Academic highlights ‘data sharing gaps’
Dr Forah Obebo lectures economics at Kenyatta University in Nairobi. He said the inconsistent data collection on small businesses was a challenge for statistics.
“We know the nationally representative data was from 2015, and the data before that was published in 1999. But where is the Kenya Revenue Authority’s record? What is the national chamber [of commerce] doing with the information they have?”
“Information in the counties is very difficult to get. There are information technology issues and some of the systems are manual or semi-automated … [and] do not necessarily create output you can use,” Obebo said.
He highlighted data sharing gaps and said that more interaction between organs of government could help statisticians “triangulate”.
READ: Has Kenya’s unemployment really dropped to 7.4%?
This claim further adds to the data challenge.
Micro, small and medium sized businesses contributed 33.8% of Kenya’s GDP in 2015, the 2016 MSME survey by the Kenya National Bureau of Statistics found.
This would mean they would have contributed about KSh2.13 trillion of the the GDP, which for 2015 was KSh6.3 trillion.
But the small businesses survey gave the contribution of small businesses as KSh1.7 trillion, which it said was the gross value added in 2015 against a national total of KSh 5.7 trillion.

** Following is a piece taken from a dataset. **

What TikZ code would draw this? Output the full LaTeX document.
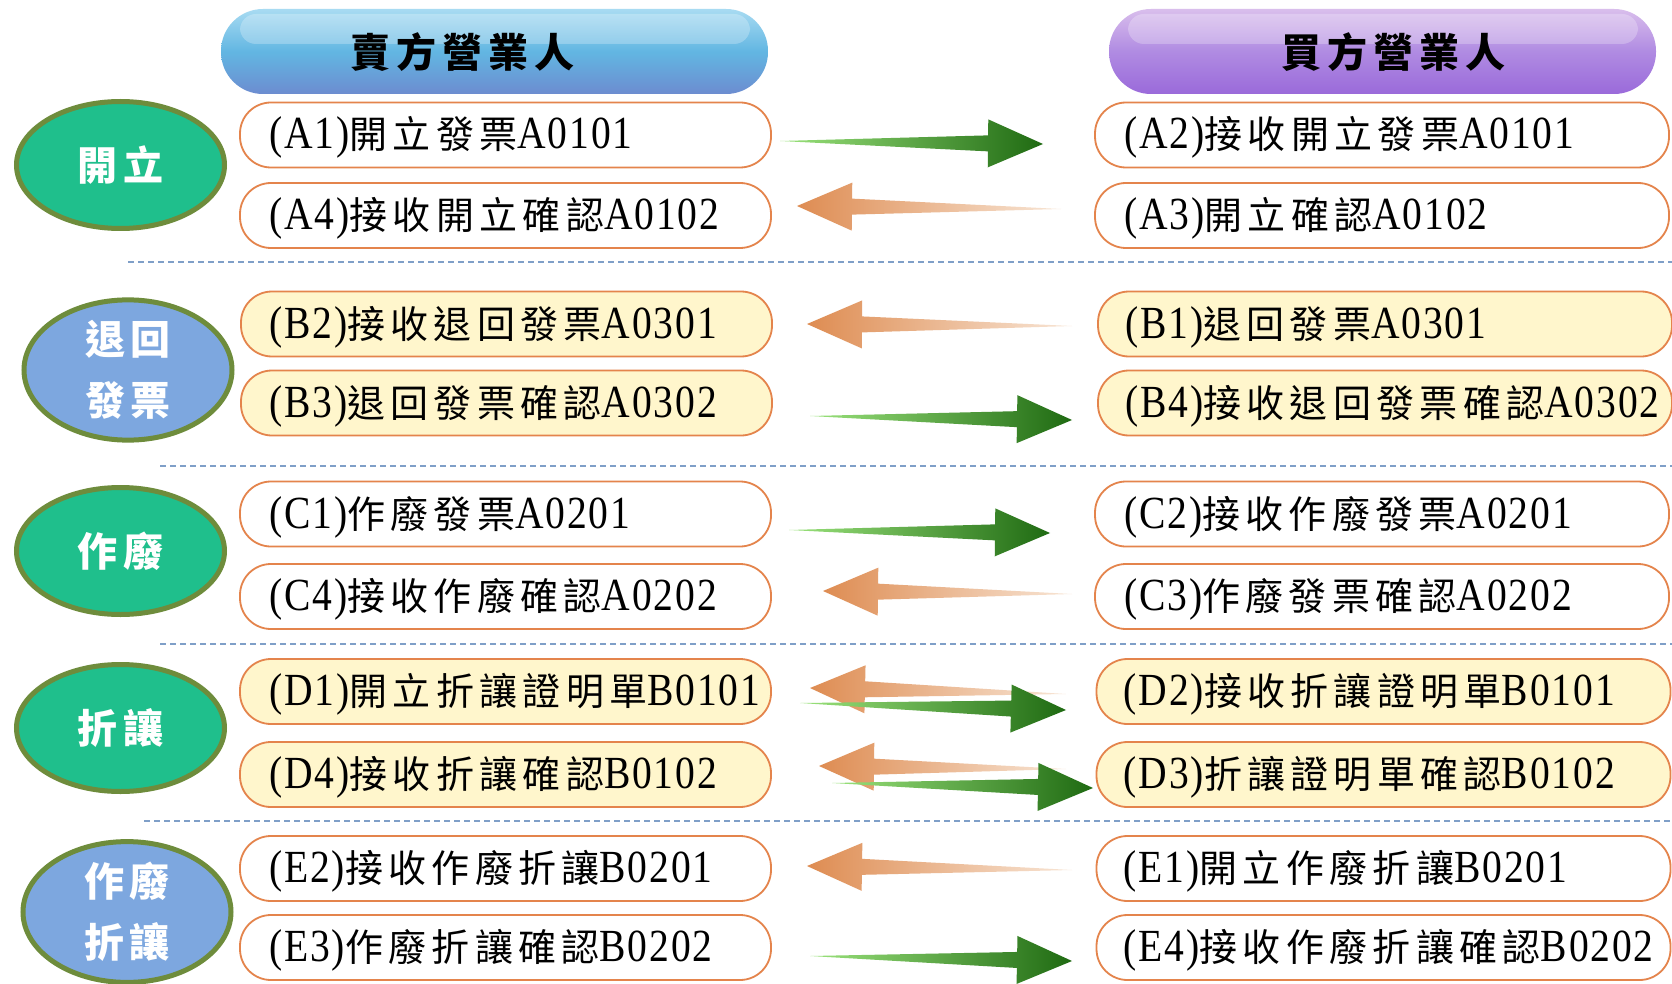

This is 30% – Kenyatta’s figure.
Published in 2016 with 2015 as the reference year, the MSME survey remains the most recent nationally representative data on the sector. It estimated that there were 7.41 million small businesses in total.
But Kenyatta said this was the figure “currently”. Kenya’s most recent GDP was estimated to be KSh8.9 trillion in 2018. One would need to compare the 2018 contribution of MSMEs against this figure, not the estimate from 2015. Without Kenyatta’s office clarifying his evidence, we can also only rate this claim unproven.
The lack of comparable and reliable data is a real concern in working out the significance of such an important sector of Kenya’s economy.